Enron's last laugh at Peggy Noonan

Back in 2002 WSJ columnist Peggy Noonan explained her brief role working for Ken Lay and Jeff Skilling; she was supposed to write Enron's annual report to stockholders;
I ... worked hard and tried to put together a speech and make a contribution to the annual report, but none of it really worked. Mr. Lay used at least part of the speech I worked on, about deregulation and its challenges. Some of what I tried to write for the annual report made it in. But mostly my contributions weren’t helpful, and I think for two reasons. One was that the guys at the top, and in the middle, seemed unable to communicate to me exactly what it was the company was doing to make money. So I didn’t absorb the information and make it understandable to others. The other was that I think I sensed a sort of corporate monomania at the top—if you can’t understand what we’re doing then maybe you’re not too bright.
But the key part was that I couldn’t help them explain their mission because I didn’t fully understand what their mission was. I understand what the Kenneth Cole shoe company does. It makes shoes and sells them in stores. Firestone makes tires. I couldn’t figure out how Enron was making its money, what exactly it was selling, and every time I asked I got a kind of gobbledygook answer or a cryptic one, like “The future!” [our bold]
Turns out they were. And the future was fracking;
EOG came from the most unpromising of beginnings. Its original name was Enron Oil & Gas Company and, until 1999, it was majority owned by Enron, the fraudulent energy group that collapsed in 2001. Having secured EOG’s independence just in time, though, [Mark] Papa led it to a strong position in the fast-growing shale gas industry.

Innovations driven by an industry veteran called George Mitchell had made it possible for the first time to produce gas at commercially viable rates from formations such as the Barnett Shale of north Texas. EOG was an early adopter of the technology....
When EOG found itself with an overabundance of natural gas, as well as many competitors who did too, they innovated some more and discovered they could also push oil through shale;
Conventional wisdom held that while small gas molecules might be able to slip through the tiny pore spaces in shale rocks, much larger oil molecules could not. “If you had taken a poll in 2005 of 1,000 industry executives, 999 of them would have said you cannot flow oil commercially through shales, because the hydrocarbon size of oil is too large,” he says.
Rather than taking the conventional wisdom on trust, Papa was determined to find out for himself.
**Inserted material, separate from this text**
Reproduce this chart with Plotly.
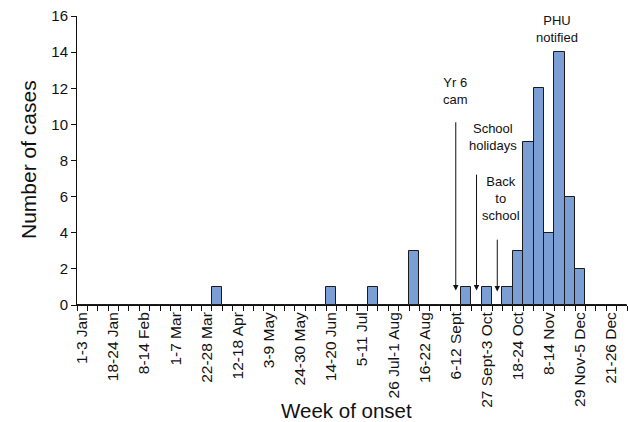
import plotly.graph_objects as go

# Weekly case counts (53 weeks, index 0 = 1-3 Jan)
cases = [0, 0, 0, 0, 0, 0, 0, 0, 0, 0, 0, 0, 0,
         1,
         0, 0, 0, 0, 0, 0, 0, 0, 0, 0,
         1,
         0, 0, 0,
         1,
         0, 0, 0,
         3,
         0, 0, 0, 0,
         1,
         0,
         1,
         0,
         1,
         3, 9, 12, 4, 14, 6, 2,
         0, 0, 0, 0]
weeks = list(range(len(cases)))

tick_labels = ["1-3 Jan", "18-24 Jan", "8-14 Feb", "1-7 Mar", "22-28 Mar",
               "12-18 Apr", "3-9 May", "24-30 May", "14-20 Jun", "5-11 Jul",
               "26 Jul-1 Aug", "16-22 Aug", "6-12 Sept", "27 Sept-3 Oct",
               "18-24 Oct", "8-14 Nov", "29 Nov-5 Dec", "21-26 Dec"]
tick_weeks = [3 * i for i in range(len(tick_labels))]

# Event arrows: week index, arrow start height, arrow end height
arrow_weeks = [36, 38, 40]
arrow_start = [10.2, 7.3, 3.7]
arrow_end = [0.8, 0.8, 0.75]

# Event labels
label_text = ["Yr 6<br>cam", "School<br>holidays", "Back<br>to<br>school", "PHU<br>notified"]
label_x = [36, 39.55, 40.35, 45.8]
label_y = [11.85, 9.3, 5.9, 15.3]

FONT = "Liberation Sans, Arial, sans-serif"

fig = go.Figure()
fig.add_trace(go.Bar(
    x=weeks, y=cases, width=1,
    marker=dict(color="#7b9fd5", line=dict(color="#1a1a1a", width=1)),
    showlegend=False,
))

annotations = []
for w, y0, y1 in zip(arrow_weeks, arrow_start, arrow_end):
    annotations.append(dict(
        x=w, y=y1, ax=w, ay=y0, xref="x", yref="y", axref="x", ayref="y",
        text="", showarrow=True, arrowhead=2, arrowsize=1.1, arrowwidth=1,
        arrowcolor="#111111", standoff=0,
    ))
for t, x, y in zip(label_text, label_x, label_y):
    annotations.append(dict(
        x=x, y=y, xref="x", yref="y", text=t, showarrow=False,
        font=dict(family=FONT, size=13, color="#111111"), align="center",
        xanchor="center", yanchor="middle",
    ))
annotations.append(dict(
    x=346, y=410.5, xref="paper", yref="paper", text="Week of onset",
    showarrow=False, font=dict(family=FONT, size=20.5, color="#111111"),
    xanchor="center", yanchor="middle",
))
annotations.append(dict(
    x=28, y=160, xref="paper", yref="paper", text="Number of cases",
    showarrow=False, textangle=-90, font=dict(family=FONT, size=21, color="#111111"),
    xanchor="center", yanchor="middle",
))

# convert pixel-positioned titles to paper coords
W, H = 628, 422
ml, mr, mt, mb = 77, 1, 16, 117
pw, ph = W - ml - mr, H - mt - mb
for a in annotations[-2:]:
    a["x"] = (a["x"] - ml) / pw
    a["y"] = (H - mb - a["y"]) / ph

fig.update_layout(
    width=W, height=H,
    margin=dict(l=ml, r=mr, t=mt, b=mb, autoexpand=False),
    paper_bgcolor="white", plot_bgcolor="white",
    bargap=0,
    font=dict(family=FONT, size=14, color="#111111"),
    annotations=annotations,
    xaxis=dict(
        range=[-0.5, len(cases) - 0.5], automargin=False,
        tickmode="array", tickvals=tick_weeks, ticktext=tick_labels,
        tickangle=-90, ticks="", showgrid=False, zeroline=False,
        showline=True, linecolor="#111111", linewidth=1,
        tickfont=dict(family=FONT, size=15.5, color="#111111"),
        minor=dict(tick0=-0.5, dtick=1, ticks="outside", ticklen=5,
                   tickwidth=1, tickcolor="#111111", showgrid=False),
    ),
    yaxis=dict(
        range=[0, 16], dtick=2, ticks="outside", ticklen=5, tickwidth=1,
        tickcolor="#111111", showgrid=False, zeroline=False, automargin=False,
        showline=True, linecolor="#111111", linewidth=1,
        tickfont=dict(family=FONT, size=15, color="#111111"),
    ),
)

fig.write_html(
    "out.html",
    config={"displayModeBar": False},
    post_script="document.body.style.margin='0';document.body.style.overflow='hidden';",
)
EOG studied shales using CAT scanners, and concluded that although the pore spaces were small, they were still big enough for oil to flow through them. Even so, when Papa announced his planned pivot to oil, many of EOG’s managers were sceptical.
 Now he's a billionaire too (and can afford to buy his wife tailored leather slacks like Mrs. Ken Lay had). And American motorists are again paying less than $3 for a gallon of gasoline.